* Exercise goal:
Repeat exactly each line of the data provided below.

* Data lines:
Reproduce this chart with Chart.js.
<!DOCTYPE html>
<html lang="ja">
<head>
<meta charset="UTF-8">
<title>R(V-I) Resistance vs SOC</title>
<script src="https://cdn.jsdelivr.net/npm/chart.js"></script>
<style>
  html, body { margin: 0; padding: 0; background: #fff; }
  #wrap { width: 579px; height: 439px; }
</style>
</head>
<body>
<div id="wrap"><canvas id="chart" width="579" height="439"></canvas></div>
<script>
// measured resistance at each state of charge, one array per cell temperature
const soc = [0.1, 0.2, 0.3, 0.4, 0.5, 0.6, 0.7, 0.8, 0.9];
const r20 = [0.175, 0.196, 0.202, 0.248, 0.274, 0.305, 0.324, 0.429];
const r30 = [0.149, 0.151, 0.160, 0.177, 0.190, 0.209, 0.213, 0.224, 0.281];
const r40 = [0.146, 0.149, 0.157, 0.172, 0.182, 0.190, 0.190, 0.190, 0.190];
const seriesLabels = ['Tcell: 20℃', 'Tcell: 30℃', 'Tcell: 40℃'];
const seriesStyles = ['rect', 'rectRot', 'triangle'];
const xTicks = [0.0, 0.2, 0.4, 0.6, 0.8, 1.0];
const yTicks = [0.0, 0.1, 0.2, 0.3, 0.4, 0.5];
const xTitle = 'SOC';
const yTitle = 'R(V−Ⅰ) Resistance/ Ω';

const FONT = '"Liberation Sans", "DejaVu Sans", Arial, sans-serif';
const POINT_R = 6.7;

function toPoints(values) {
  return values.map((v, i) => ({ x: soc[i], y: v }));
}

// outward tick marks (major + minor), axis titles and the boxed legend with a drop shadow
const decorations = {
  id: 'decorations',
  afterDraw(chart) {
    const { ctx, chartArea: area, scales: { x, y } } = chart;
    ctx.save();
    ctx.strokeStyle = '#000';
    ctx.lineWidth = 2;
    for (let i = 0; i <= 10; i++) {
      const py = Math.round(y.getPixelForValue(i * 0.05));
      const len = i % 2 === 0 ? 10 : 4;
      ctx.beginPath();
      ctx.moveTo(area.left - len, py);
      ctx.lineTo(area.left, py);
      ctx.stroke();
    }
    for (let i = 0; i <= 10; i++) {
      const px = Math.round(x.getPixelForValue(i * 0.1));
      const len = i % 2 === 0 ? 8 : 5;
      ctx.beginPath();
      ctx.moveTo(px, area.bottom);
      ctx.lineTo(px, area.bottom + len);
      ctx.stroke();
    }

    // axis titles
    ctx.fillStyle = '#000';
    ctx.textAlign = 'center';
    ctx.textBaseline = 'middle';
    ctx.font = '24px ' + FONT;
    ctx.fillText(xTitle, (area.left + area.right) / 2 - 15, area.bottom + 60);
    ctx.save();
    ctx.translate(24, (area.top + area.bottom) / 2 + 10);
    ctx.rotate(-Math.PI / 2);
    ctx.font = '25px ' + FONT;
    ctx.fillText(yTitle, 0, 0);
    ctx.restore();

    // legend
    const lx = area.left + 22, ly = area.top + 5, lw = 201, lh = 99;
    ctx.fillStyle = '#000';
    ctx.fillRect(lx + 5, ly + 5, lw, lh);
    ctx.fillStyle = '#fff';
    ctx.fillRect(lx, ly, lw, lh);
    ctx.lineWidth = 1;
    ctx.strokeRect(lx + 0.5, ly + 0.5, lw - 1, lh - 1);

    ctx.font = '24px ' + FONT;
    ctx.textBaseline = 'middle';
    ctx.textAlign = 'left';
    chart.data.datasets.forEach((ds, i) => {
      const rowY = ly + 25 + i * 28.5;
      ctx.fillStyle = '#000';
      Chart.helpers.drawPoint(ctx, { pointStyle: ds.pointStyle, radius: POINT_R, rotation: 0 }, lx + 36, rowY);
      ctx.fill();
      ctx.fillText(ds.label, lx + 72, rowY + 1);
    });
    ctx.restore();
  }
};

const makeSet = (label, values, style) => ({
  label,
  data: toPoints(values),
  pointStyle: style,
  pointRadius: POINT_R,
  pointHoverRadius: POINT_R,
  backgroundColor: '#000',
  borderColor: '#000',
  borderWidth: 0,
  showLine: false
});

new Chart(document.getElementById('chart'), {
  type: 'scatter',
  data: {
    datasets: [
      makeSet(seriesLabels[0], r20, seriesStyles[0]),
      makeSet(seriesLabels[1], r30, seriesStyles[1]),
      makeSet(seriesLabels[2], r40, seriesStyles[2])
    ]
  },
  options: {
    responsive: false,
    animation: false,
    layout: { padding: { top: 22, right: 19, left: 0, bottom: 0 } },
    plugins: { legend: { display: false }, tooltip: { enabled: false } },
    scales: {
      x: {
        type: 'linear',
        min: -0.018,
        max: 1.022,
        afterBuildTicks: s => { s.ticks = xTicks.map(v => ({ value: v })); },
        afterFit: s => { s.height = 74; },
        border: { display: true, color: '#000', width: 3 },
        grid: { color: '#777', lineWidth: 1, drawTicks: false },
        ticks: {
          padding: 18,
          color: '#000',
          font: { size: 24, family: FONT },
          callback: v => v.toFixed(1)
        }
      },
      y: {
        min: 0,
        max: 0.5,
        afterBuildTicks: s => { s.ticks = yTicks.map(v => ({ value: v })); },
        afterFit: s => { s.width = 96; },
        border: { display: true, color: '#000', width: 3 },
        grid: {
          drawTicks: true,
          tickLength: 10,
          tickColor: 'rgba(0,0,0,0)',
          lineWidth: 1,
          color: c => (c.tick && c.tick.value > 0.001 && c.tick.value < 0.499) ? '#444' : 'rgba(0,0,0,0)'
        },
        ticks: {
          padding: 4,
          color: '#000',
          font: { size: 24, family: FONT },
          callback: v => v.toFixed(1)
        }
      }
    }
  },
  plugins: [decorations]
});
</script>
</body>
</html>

* Solution to this exercise:
Reproduce this chart with Chart.js.
<!DOCTYPE html>
<html lang="ja">
<head>
<meta charset="UTF-8">
<title>R(V-I) Resistance vs SOC</title>
<script src="https://cdn.jsdelivr.net/npm/chart.js"></script>
<style>
  html, body { margin: 0; padding: 0; background: #fff; }
  #wrap { width: 579px; height: 439px; }
</style>
</head>
<body>
<div id="wrap"><canvas id="chart" width="579" height="439"></canvas></div>
<script>
// measured resistance at each state of charge, one array per cell temperature
const soc = [0.1, 0.2, 0.3, 0.4, 0.5, 0.6, 0.7, 0.8, 0.9];
const r20 = [0.175, 0.196, 0.202, 0.248, 0.274, 0.305, 0.324, 0.429];
const r30 = [0.149, 0.151, 0.160, 0.177, 0.190, 0.209, 0.213, 0.224, 0.281];
const r40 = [0.146, 0.149, 0.157, 0.172, 0.182, 0.190, 0.190, 0.190, 0.190];
const seriesLabels = ['Tcell: 20℃', 'Tcell: 30℃', 'Tcell: 40℃'];
const seriesStyles = ['rect', 'rectRot', 'triangle'];
const xTicks = [0.0, 0.2, 0.4, 0.6, 0.8, 1.0];
const yTicks = [0.0, 0.1, 0.2, 0.3, 0.4, 0.5];
const xTitle = 'SOC';
const yTitle = 'R(V−Ⅰ) Resistance/ Ω';

const FONT = '"Liberation Sans", "DejaVu Sans", Arial, sans-serif';
const POINT_R = 6.7;

function toPoints(values) {
  return values.map((v, i) => ({ x: soc[i], y: v }));
}

// outward tick marks (major + minor), axis titles and the boxed legend with a drop shadow
const decorations = {
  id: 'decorations',
  afterDraw(chart) {
    const { ctx, chartArea: area, scales: { x, y } } = chart;
    ctx.save();
    ctx.strokeStyle = '#000';
    ctx.lineWidth = 2;
    for (let i = 0; i <= 10; i++) {
      const py = Math.round(y.getPixelForValue(i * 0.05));
      const len = i % 2 === 0 ? 10 : 4;
      ctx.beginPath();
      ctx.moveTo(area.left - len, py);
      ctx.lineTo(area.left, py);
      ctx.stroke();
    }
    for (let i = 0; i <= 10; i++) {
      const px = Math.round(x.getPixelForValue(i * 0.1));
      const len = i % 2 === 0 ? 8 : 5;
      ctx.beginPath();
      ctx.moveTo(px, area.bottom);
      ctx.lineTo(px, area.bottom + len);
      ctx.stroke();
    }

    // axis titles
    ctx.fillStyle = '#000';
    ctx.textAlign = 'center';
    ctx.textBaseline = 'middle';
    ctx.font = '24px ' + FONT;
    ctx.fillText(xTitle, (area.left + area.right) / 2 - 15, area.bottom + 60);
    ctx.save();
    ctx.translate(24, (area.top + area.bottom) / 2 + 10);
    ctx.rotate(-Math.PI / 2);
    ctx.font = '25px ' + FONT;
    ctx.fillText(yTitle, 0, 0);
    ctx.restore();

    // legend
    const lx = area.left + 22, ly = area.top + 5, lw = 201, lh = 99;
    ctx.fillStyle = '#000';
    ctx.fillRect(lx + 5, ly + 5, lw, lh);
    ctx.fillStyle = '#fff';
    ctx.fillRect(lx, ly, lw, lh);
    ctx.lineWidth = 1;
    ctx.strokeRect(lx + 0.5, ly + 0.5, lw - 1, lh - 1);

    ctx.font = '24px ' + FONT;
    ctx.textBaseline = 'middle';
    ctx.textAlign = 'left';
    chart.data.datasets.forEach((ds, i) => {
      const rowY = ly + 25 + i * 28.5;
      ctx.fillStyle = '#000';
      Chart.helpers.drawPoint(ctx, { pointStyle: ds.pointStyle, radius: POINT_R, rotation: 0 }, lx + 36, rowY);
      ctx.fill();
      ctx.fillText(ds.label, lx + 72, rowY + 1);
    });
    ctx.restore();
  }
};

const makeSet = (label, values, style) => ({
  label,
  data: toPoints(values),
  pointStyle: style,
  pointRadius: POINT_R,
  pointHoverRadius: POINT_R,
  backgroundColor: '#000',
  borderColor: '#000',
  borderWidth: 0,
  showLine: false
});

new Chart(document.getElementById('chart'), {
  type: 'scatter',
  data: {
    datasets: [
      makeSet(seriesLabels[0], r20, seriesStyles[0]),
      makeSet(seriesLabels[1], r30, seriesStyles[1]),
      makeSet(seriesLabels[2], r40, seriesStyles[2])
    ]
  },
  options: {
    responsive: false,
    animation: false,
    layout: { padding: { top: 22, right: 19, left: 0, bottom: 0 } },
    plugins: { legend: { display: false }, tooltip: { enabled: false } },
    scales: {
      x: {
        type: 'linear',
        min: -0.018,
        max: 1.022,
        afterBuildTicks: s => { s.ticks = xTicks.map(v => ({ value: v })); },
        afterFit: s => { s.height = 74; },
        border: { display: true, color: '#000', width: 3 },
        grid: { color: '#777', lineWidth: 1, drawTicks: false },
        ticks: {
          padding: 18,
          color: '#000',
          font: { size: 24, family: FONT },
          callback: v => v.toFixed(1)
        }
      },
      y: {
        min: 0,
        max: 0.5,
        afterBuildTicks: s => { s.ticks = yTicks.map(v => ({ value: v })); },
        afterFit: s => { s.width = 96; },
        border: { display: true, color: '#000', width: 3 },
        grid: {
          drawTicks: true,
          tickLength: 10,
          tickColor: 'rgba(0,0,0,0)',
          lineWidth: 1,
          color: c => (c.tick && c.tick.value > 0.001 && c.tick.value < 0.499) ? '#444' : 'rgba(0,0,0,0)'
        },
        ticks: {
          padding: 4,
          color: '#000',
          font: { size: 24, family: FONT },
          callback: v => v.toFixed(1)
        }
      }
    }
  },
  plugins: [decorations]
});
</script>
</body>
</html>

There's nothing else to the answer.